> **Goal**:
Could the lines from the start of the data through the line with "import pandas as pd" be set down exactly, with no pictures among them?

> **Given records**:
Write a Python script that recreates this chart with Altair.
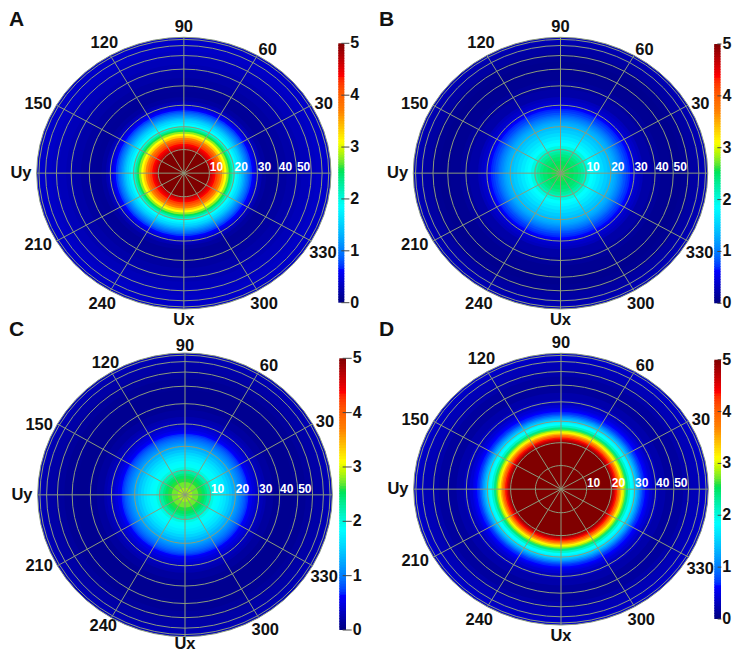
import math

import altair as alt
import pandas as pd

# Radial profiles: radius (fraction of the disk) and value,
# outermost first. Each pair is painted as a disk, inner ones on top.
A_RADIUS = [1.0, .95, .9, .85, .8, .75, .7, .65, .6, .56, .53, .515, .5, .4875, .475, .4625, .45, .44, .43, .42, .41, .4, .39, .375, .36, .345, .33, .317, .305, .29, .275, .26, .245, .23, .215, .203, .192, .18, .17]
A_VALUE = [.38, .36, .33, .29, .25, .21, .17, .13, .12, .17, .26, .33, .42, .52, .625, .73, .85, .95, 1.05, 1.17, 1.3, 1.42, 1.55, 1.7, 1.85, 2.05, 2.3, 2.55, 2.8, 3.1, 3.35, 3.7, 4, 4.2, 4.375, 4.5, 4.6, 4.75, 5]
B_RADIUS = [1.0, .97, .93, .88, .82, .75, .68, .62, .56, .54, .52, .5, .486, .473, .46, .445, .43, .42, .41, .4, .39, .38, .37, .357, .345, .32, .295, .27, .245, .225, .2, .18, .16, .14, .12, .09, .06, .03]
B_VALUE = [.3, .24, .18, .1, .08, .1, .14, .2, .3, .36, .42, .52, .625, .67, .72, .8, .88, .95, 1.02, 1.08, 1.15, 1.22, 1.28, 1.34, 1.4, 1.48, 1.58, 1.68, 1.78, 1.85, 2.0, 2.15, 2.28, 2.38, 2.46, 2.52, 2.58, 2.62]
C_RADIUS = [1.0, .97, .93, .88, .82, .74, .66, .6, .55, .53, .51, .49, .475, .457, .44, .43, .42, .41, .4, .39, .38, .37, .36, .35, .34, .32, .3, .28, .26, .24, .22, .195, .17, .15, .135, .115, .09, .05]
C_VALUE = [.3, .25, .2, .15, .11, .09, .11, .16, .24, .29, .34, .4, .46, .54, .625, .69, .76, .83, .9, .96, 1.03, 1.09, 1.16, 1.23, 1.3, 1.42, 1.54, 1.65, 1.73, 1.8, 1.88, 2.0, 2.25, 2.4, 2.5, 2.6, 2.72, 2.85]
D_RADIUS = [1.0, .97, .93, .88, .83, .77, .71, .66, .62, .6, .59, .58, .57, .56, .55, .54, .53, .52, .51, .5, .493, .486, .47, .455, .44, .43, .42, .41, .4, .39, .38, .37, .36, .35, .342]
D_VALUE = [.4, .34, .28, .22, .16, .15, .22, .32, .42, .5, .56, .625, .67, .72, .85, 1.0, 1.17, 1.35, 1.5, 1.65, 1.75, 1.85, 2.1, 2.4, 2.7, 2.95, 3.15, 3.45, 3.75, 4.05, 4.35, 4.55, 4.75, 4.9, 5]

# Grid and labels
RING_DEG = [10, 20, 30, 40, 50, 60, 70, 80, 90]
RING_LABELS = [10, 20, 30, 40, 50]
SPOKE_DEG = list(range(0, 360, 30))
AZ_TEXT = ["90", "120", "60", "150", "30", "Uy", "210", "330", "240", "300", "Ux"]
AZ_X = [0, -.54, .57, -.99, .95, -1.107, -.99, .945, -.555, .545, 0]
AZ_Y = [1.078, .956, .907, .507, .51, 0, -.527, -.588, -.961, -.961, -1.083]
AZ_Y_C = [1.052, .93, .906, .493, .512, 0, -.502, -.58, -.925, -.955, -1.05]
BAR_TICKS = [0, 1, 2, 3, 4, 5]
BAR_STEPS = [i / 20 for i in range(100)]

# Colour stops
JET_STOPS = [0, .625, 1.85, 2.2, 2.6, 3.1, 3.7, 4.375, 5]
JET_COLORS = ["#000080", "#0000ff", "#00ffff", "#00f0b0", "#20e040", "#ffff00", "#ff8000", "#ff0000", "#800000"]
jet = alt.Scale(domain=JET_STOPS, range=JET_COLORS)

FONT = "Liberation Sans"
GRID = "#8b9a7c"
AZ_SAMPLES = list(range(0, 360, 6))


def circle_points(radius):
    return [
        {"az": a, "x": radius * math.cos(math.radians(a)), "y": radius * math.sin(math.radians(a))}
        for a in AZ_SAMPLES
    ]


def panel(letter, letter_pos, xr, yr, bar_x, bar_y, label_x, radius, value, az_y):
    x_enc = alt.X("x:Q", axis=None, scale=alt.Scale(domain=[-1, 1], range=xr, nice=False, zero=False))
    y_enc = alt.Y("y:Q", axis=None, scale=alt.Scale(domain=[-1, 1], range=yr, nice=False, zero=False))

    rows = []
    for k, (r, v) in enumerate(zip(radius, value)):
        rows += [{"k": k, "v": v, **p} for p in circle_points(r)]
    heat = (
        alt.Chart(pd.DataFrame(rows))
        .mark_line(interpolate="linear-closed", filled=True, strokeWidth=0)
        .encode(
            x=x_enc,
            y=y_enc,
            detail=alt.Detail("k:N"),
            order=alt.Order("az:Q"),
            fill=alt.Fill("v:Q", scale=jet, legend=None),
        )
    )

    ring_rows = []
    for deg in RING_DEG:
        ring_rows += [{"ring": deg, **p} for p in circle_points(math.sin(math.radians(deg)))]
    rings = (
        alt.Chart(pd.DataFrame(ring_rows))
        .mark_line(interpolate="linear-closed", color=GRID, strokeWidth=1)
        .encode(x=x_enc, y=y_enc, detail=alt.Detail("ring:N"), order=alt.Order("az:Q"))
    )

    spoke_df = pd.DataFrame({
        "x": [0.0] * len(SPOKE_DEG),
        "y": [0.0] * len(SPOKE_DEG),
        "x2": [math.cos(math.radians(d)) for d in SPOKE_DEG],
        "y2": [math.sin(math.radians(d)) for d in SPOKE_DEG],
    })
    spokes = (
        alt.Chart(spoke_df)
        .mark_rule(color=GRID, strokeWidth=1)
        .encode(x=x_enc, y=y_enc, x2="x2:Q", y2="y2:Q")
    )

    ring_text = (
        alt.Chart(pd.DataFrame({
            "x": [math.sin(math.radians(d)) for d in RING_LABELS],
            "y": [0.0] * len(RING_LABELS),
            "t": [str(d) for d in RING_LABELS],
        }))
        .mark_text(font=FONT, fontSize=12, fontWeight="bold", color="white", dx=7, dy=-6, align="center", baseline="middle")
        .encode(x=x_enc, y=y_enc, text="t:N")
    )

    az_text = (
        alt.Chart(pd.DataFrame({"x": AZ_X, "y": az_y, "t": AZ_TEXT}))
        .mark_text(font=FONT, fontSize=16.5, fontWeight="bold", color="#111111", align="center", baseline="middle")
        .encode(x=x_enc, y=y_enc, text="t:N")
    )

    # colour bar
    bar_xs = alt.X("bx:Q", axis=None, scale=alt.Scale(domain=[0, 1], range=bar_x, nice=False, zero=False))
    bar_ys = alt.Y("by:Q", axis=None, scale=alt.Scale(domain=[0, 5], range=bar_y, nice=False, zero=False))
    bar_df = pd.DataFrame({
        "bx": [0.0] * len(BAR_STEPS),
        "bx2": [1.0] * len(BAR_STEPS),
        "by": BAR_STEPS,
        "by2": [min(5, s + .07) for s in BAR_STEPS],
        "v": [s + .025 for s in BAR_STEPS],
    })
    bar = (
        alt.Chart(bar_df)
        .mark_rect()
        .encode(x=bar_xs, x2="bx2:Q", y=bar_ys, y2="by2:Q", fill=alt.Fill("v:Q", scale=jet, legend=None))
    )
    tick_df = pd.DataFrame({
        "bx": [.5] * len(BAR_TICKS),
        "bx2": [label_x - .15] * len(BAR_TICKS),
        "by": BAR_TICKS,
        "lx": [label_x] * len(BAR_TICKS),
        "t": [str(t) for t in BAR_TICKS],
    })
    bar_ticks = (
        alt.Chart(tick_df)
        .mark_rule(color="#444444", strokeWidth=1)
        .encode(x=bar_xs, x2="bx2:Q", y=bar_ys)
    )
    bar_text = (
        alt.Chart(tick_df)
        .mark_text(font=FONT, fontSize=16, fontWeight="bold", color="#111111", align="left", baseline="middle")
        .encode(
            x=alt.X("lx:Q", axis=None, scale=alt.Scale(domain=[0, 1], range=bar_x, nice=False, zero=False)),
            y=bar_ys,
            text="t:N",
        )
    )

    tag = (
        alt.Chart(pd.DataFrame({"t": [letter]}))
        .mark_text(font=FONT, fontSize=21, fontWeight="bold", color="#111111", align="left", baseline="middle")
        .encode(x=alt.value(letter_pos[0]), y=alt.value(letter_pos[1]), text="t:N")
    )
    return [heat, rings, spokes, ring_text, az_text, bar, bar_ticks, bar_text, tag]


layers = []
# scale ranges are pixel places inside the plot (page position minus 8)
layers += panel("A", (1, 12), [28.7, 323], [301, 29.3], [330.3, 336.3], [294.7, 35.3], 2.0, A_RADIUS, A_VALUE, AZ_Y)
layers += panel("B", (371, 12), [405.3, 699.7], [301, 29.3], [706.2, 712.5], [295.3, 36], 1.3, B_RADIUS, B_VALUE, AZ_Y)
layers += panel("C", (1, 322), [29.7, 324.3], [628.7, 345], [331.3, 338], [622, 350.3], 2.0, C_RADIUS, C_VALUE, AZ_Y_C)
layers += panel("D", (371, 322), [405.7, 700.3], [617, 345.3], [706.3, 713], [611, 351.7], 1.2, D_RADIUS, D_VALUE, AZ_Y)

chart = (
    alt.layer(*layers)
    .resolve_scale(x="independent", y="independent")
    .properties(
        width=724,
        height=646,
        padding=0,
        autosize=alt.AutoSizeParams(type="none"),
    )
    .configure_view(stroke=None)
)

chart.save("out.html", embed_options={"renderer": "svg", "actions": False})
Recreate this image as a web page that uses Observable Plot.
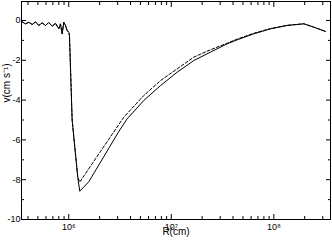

> **Answer below**:
Write a Python script that recreates this chart with Altair.
import math

import altair as alt
import pandas as pd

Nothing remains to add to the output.